• WRITTEN EXERCISE: Among the records below, find each line that includes the string "this" and copy it.

________

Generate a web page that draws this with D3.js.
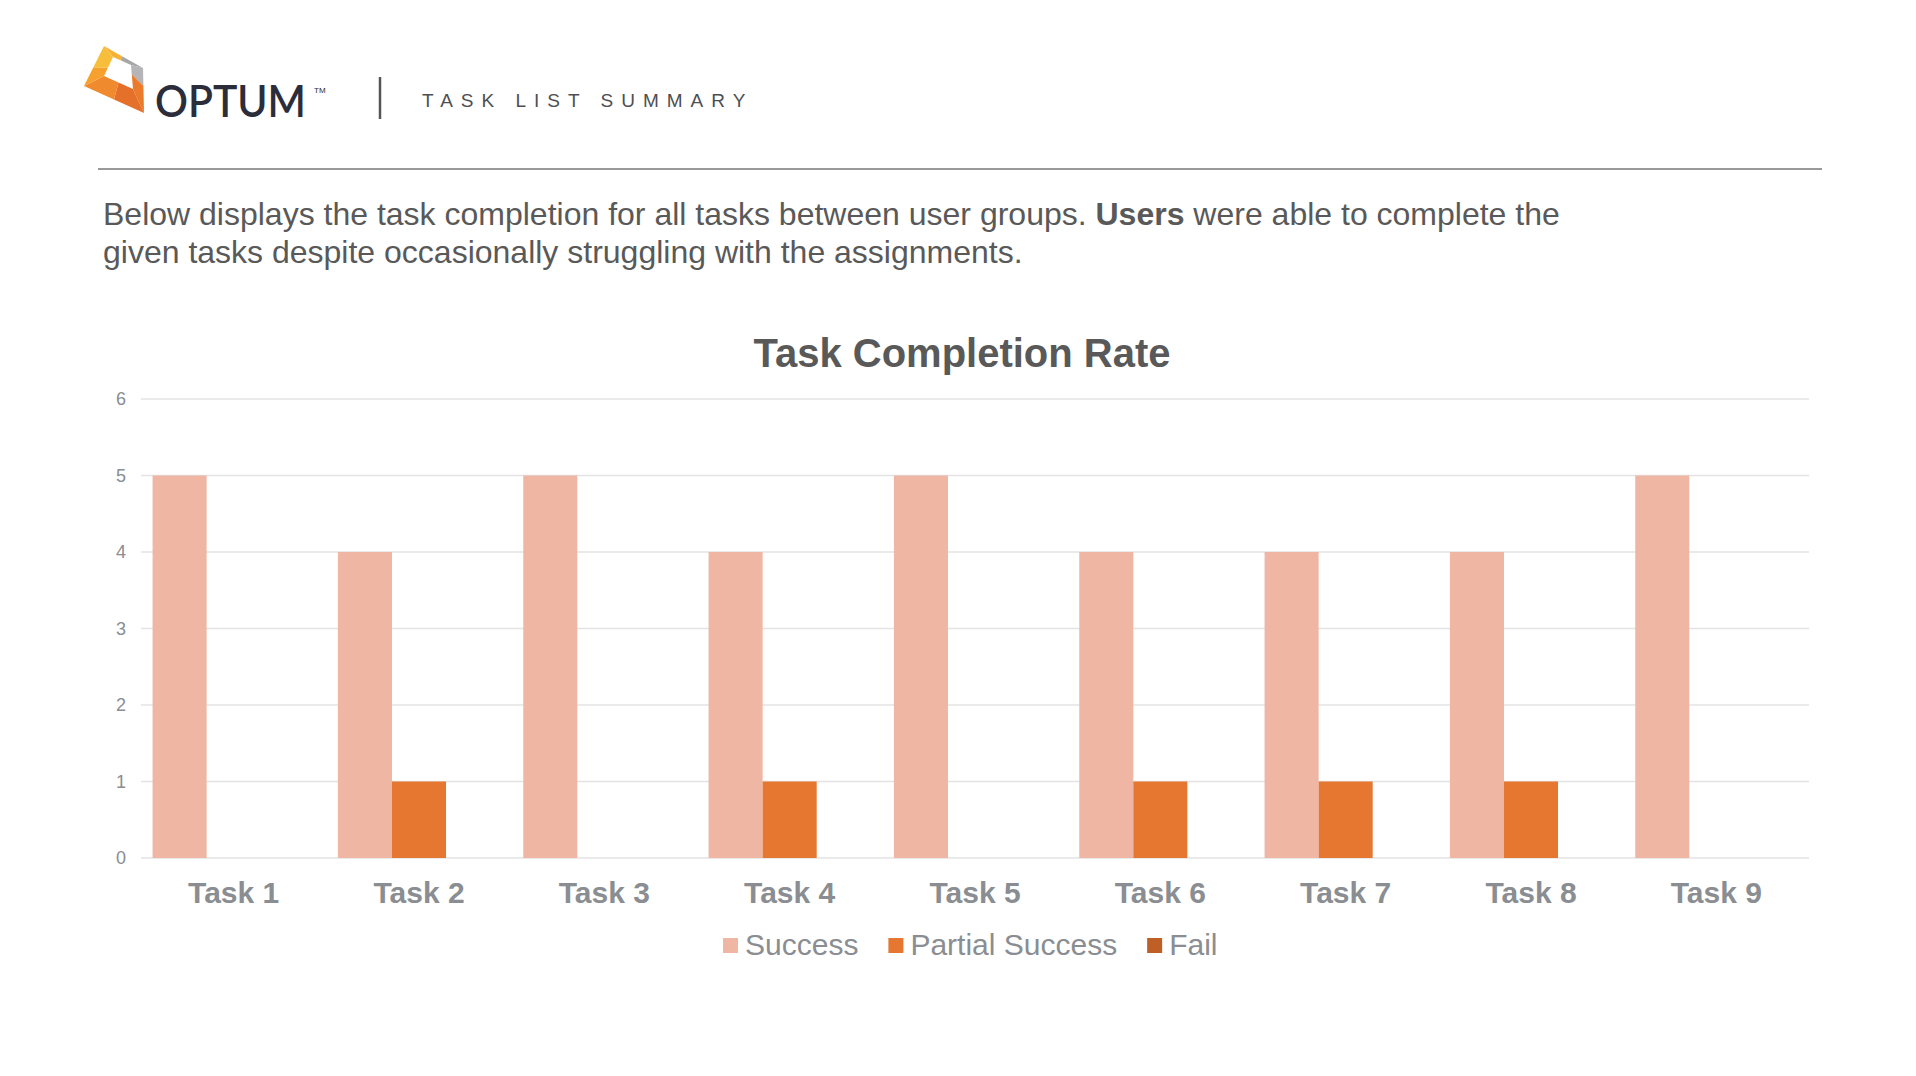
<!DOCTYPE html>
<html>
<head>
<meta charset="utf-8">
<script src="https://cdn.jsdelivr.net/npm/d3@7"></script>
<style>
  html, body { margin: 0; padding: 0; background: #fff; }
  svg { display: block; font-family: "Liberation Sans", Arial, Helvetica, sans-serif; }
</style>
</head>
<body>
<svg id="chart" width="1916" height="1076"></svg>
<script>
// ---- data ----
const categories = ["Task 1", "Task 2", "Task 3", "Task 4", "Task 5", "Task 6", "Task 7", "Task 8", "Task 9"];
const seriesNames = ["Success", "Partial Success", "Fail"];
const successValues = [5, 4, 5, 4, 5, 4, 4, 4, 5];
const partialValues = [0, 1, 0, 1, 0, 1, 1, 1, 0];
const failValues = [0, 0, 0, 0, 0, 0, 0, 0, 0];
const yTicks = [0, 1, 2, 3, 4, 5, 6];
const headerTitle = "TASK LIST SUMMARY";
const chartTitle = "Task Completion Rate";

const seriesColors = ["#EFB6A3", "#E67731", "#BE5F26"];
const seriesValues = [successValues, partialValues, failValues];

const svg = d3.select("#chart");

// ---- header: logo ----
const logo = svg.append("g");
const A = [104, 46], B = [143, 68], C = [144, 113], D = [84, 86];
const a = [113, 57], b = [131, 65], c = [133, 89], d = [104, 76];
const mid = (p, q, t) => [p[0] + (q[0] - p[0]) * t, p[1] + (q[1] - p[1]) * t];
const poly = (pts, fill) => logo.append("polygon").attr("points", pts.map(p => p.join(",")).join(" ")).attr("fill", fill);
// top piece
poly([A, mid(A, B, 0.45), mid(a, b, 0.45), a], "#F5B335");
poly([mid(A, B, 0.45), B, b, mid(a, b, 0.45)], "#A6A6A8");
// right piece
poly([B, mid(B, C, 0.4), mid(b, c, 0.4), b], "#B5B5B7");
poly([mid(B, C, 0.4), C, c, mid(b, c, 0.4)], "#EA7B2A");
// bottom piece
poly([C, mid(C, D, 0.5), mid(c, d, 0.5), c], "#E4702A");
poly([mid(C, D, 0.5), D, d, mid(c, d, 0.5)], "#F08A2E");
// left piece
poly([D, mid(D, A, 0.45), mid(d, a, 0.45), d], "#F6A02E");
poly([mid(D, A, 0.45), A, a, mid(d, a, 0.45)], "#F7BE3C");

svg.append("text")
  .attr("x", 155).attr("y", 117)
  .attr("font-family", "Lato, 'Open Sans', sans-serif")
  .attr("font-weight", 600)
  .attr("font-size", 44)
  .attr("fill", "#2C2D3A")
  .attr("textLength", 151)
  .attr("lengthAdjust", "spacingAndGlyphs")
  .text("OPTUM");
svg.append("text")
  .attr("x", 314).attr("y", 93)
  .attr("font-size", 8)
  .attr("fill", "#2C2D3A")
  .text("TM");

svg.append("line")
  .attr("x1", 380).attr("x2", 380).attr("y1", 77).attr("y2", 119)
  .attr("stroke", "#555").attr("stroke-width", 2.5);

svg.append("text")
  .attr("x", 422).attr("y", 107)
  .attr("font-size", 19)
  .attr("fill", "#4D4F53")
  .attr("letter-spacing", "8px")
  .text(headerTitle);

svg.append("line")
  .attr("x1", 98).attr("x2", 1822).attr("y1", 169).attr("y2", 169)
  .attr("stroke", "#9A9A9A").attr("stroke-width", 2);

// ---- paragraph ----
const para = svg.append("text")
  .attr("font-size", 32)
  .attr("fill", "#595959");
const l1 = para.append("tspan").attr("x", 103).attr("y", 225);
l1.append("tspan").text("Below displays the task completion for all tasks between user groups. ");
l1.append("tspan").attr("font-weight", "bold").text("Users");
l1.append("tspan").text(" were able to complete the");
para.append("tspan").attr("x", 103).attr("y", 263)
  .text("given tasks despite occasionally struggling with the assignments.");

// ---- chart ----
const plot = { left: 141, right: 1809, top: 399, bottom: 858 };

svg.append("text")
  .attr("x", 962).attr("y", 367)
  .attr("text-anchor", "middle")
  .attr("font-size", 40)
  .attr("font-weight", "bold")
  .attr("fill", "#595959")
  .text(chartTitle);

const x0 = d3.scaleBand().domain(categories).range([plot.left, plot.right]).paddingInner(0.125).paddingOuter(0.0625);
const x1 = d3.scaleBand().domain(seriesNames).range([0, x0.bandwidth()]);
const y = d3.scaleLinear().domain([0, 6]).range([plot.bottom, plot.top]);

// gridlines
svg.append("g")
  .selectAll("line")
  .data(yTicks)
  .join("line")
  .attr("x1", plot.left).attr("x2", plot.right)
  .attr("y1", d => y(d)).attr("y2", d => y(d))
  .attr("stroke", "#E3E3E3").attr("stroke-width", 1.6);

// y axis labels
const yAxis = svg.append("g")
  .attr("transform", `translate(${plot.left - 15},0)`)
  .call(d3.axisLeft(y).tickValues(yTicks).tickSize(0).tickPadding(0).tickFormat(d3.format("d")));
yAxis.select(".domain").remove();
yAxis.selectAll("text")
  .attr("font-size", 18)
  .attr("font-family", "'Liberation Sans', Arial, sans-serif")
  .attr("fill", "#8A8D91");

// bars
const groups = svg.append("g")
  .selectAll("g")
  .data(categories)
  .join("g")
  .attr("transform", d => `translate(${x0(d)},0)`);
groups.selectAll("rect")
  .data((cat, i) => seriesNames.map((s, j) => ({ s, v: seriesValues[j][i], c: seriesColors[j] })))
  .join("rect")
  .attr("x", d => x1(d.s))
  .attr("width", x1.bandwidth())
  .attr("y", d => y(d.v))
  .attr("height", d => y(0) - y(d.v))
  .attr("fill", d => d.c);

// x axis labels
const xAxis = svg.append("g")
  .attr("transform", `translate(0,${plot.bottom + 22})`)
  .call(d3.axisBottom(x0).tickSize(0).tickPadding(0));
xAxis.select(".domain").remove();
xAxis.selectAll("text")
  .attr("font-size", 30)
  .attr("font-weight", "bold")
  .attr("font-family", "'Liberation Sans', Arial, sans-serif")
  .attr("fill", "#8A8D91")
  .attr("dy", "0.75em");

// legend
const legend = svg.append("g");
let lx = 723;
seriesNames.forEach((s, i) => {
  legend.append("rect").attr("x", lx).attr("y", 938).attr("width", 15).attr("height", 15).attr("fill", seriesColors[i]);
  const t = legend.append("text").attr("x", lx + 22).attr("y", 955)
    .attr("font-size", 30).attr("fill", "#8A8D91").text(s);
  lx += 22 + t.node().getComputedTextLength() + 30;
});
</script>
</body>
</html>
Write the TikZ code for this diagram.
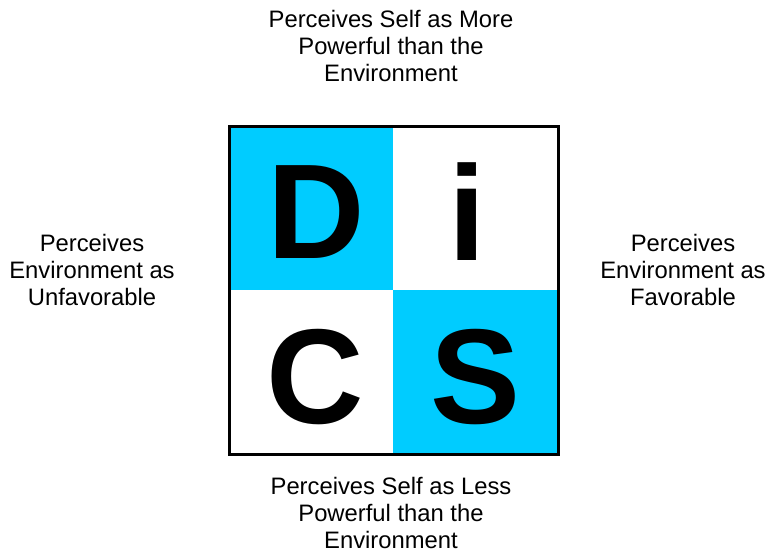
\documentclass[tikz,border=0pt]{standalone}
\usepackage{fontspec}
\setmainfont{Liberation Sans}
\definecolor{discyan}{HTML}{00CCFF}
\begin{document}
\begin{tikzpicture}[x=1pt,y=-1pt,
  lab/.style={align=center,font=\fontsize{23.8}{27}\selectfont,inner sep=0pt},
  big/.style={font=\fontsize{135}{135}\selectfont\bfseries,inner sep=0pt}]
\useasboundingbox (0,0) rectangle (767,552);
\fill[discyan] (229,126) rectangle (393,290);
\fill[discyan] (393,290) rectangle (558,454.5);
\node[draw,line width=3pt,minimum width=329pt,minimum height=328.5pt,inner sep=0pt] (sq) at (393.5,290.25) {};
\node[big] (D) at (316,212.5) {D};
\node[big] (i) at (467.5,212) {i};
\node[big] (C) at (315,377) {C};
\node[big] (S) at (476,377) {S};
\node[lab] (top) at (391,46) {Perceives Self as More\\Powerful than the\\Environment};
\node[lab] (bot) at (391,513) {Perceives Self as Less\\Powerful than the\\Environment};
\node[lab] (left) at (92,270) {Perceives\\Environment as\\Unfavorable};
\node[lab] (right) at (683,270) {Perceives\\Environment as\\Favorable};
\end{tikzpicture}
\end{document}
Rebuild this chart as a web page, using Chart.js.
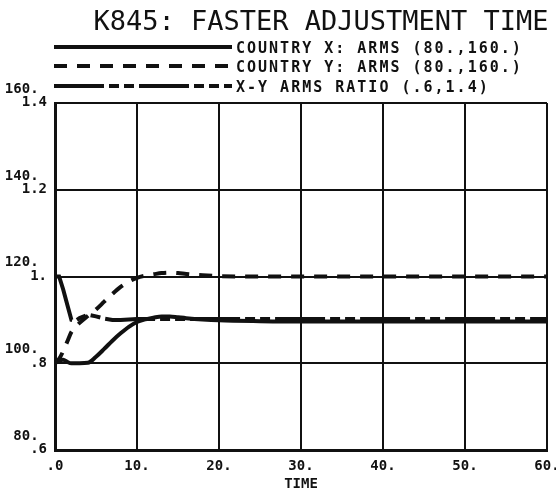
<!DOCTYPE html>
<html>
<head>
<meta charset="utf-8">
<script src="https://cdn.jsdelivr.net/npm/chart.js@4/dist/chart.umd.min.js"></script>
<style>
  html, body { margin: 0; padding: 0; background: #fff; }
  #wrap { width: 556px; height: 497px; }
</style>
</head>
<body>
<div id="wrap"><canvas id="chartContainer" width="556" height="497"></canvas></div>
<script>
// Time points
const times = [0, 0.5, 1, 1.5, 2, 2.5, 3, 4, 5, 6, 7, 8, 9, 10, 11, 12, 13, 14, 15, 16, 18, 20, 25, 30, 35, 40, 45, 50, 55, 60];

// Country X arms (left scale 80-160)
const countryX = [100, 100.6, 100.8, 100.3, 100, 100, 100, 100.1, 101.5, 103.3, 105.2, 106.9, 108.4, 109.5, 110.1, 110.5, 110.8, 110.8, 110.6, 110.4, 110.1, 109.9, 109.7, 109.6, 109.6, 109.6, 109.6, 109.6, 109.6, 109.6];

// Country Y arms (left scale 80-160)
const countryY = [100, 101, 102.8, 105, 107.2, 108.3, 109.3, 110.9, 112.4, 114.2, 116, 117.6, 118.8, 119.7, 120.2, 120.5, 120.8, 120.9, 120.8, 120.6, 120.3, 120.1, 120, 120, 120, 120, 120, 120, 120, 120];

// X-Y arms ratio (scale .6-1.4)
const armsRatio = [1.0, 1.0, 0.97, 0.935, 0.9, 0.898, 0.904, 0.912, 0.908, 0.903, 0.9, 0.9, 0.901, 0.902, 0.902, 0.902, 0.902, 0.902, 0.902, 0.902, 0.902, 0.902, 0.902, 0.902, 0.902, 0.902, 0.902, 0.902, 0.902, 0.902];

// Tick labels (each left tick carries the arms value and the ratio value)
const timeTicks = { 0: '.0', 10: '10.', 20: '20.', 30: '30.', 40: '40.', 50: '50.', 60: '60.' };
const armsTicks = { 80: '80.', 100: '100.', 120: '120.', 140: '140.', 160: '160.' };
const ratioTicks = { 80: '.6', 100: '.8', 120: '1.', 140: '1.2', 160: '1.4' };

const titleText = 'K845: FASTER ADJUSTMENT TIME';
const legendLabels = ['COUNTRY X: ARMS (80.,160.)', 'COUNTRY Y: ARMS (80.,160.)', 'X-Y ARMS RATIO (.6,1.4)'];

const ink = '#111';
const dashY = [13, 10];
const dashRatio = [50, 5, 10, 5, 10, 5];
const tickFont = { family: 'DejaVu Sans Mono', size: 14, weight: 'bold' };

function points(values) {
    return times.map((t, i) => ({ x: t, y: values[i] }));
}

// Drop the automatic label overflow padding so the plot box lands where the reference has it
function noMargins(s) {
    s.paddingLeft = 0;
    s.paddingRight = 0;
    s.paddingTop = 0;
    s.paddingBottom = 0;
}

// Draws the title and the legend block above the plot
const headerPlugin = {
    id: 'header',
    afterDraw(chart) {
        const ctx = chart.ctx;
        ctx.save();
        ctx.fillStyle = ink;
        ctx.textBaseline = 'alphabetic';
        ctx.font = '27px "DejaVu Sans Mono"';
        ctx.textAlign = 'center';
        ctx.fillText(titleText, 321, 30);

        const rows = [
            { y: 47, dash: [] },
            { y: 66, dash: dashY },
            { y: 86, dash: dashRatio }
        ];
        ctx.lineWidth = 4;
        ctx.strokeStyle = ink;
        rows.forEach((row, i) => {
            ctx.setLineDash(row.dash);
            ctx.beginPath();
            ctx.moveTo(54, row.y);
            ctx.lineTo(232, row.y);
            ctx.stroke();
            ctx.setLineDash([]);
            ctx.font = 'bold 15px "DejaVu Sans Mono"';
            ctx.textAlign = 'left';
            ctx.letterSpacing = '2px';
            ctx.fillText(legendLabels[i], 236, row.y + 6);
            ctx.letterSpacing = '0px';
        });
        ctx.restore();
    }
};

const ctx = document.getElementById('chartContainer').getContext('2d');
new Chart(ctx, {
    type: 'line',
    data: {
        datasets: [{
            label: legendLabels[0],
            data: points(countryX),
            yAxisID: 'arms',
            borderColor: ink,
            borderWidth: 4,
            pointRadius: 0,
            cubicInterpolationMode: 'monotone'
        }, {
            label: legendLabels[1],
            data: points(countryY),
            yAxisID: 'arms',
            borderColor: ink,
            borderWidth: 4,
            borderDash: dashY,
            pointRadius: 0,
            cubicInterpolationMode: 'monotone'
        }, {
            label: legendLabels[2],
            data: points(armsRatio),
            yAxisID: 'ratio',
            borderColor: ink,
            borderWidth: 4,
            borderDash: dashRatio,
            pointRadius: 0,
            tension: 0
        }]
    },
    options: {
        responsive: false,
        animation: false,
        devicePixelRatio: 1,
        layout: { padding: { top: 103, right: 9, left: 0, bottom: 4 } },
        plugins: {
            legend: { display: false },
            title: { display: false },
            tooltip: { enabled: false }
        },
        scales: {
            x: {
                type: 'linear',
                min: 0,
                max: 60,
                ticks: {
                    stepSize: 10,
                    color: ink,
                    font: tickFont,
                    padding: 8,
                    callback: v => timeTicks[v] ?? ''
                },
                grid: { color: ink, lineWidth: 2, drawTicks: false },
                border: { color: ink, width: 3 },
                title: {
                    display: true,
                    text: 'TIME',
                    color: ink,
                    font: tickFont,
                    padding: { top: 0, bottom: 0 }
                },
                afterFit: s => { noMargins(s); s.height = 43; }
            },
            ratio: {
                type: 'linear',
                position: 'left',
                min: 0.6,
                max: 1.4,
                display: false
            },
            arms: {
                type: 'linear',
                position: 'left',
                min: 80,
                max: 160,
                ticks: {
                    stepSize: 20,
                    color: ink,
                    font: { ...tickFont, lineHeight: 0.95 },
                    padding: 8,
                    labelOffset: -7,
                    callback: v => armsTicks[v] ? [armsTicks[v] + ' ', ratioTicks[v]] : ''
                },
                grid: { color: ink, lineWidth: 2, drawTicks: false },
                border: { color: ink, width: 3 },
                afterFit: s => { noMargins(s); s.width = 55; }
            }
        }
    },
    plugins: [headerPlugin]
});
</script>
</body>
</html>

________

• THE OUTPUT:
Generate a web page that draws this with D3.js.
Write the TikZ code for this diagram.
Rebuild this chart as a web page, using Chart.js.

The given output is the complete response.